What Not to Do Before Applying for a Mortgage
Let’s Talk About What Not to Do
You’ve decided you’re ready to buy a home, awesome! Before you dive in, there are a few things you’ll want to avoid that could seriously mess with your mortgage approval. Some of these might surprise you, but trust me, as a mortgage broker, I’ve seen them all.
1. Don’t Open or Close Credit Accounts
That shiny new credit card offer might look tempting, but opening new credit lines can lower your score and raise red flags for lenders. On the flip side, closing old accounts can hurt your credit history. The best move? Leave everything as-is until after closing.
Broker Tip: If you’re not sure how a credit move will affect your loan, text or call me first. I can give you a quick thumbs-up or thumbs-down before you take action.
2. Don’t Make Big Purchases
You might be itching to buy furniture or a new car for your future driveway, but hold off. Large purchases can change your debt-to-income ratio, which could cause your pre-approval to fall apart. Once you close on the house, then you can go wild at IKEA.
Broker Tip: Even if you plan to pay cash, ask me first. Some purchases can still cause account balance fluctuations that might need explaining during underwriting.
3. Don’t Change Jobs Without Talking to Your Lender
Switching jobs before or during the loan process can complicate things, even if it’s a better opportunity. Lenders like to see stability and consistent income. If a job change is unavoidable, talk to your mortgage broker first so we can plan around it.
Broker Tip: If the new job is in the same field and comes with a salary increase, we can often make it work, but timing and documentation matter big time.
4. Don’t Deposit or Move Large Amounts of Money Around
Any large or unexplained deposits into your bank account can trigger extra scrutiny from underwriting. Keep your finances simple and document where any big deposits came from. Gift money? Totally fine, but make sure it’s properly documented.
Broker Tip: Keep a “paper trail” for every deposit. If Grandma gives you gift funds, I can send you the proper gift letter template to make it smooth and compliant.
5. Don’t Miss or Be Late on Any Payments
Even one missed or late payment can knock your credit score down and delay your approval. Stay on top of all your bills, even the small ones. Consistency counts big time in the eyes of lenders.
Broker Tip: Set up auto-pay for all your accounts while you’re in the mortgage process. It’s one of the easiest ways to avoid a credit hiccup.
6. Don’t Co-Sign for Anyone
It’s nice to help a friend or family member, but co-signing for someone else’s loan adds new debt to your credit profile, even if you’re not the one making the payments. That extra liability can reduce your borrowing power.

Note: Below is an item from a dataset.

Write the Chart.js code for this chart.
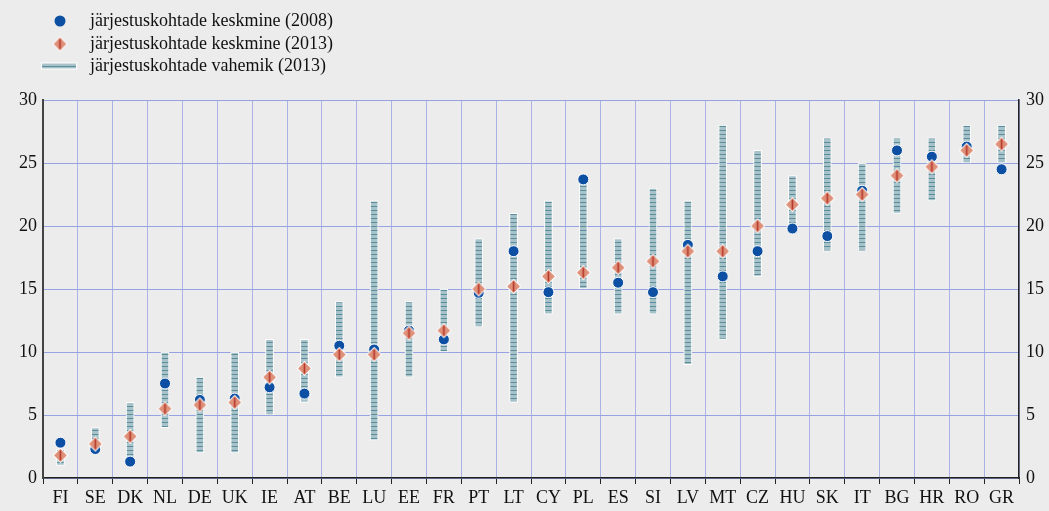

Broker Tip: If you’ve recently co-signed, let me know. There are ways to document that the other person is making the payments, but it takes a little extra work.
7. Don’t Assume Every Lender Is the Same
Here’s one a lot of people overlook. Every lender has different programs, rates, and guidelines. That’s where working with a mortgage broker like me makes all the difference. I can shop across multiple lenders to find the best fit for your situation instead of you being stuck with one option.
Broker Tip: My advice? Always start with a broker. You’ll get more options, better pricing, and someone who works for you, not the bank.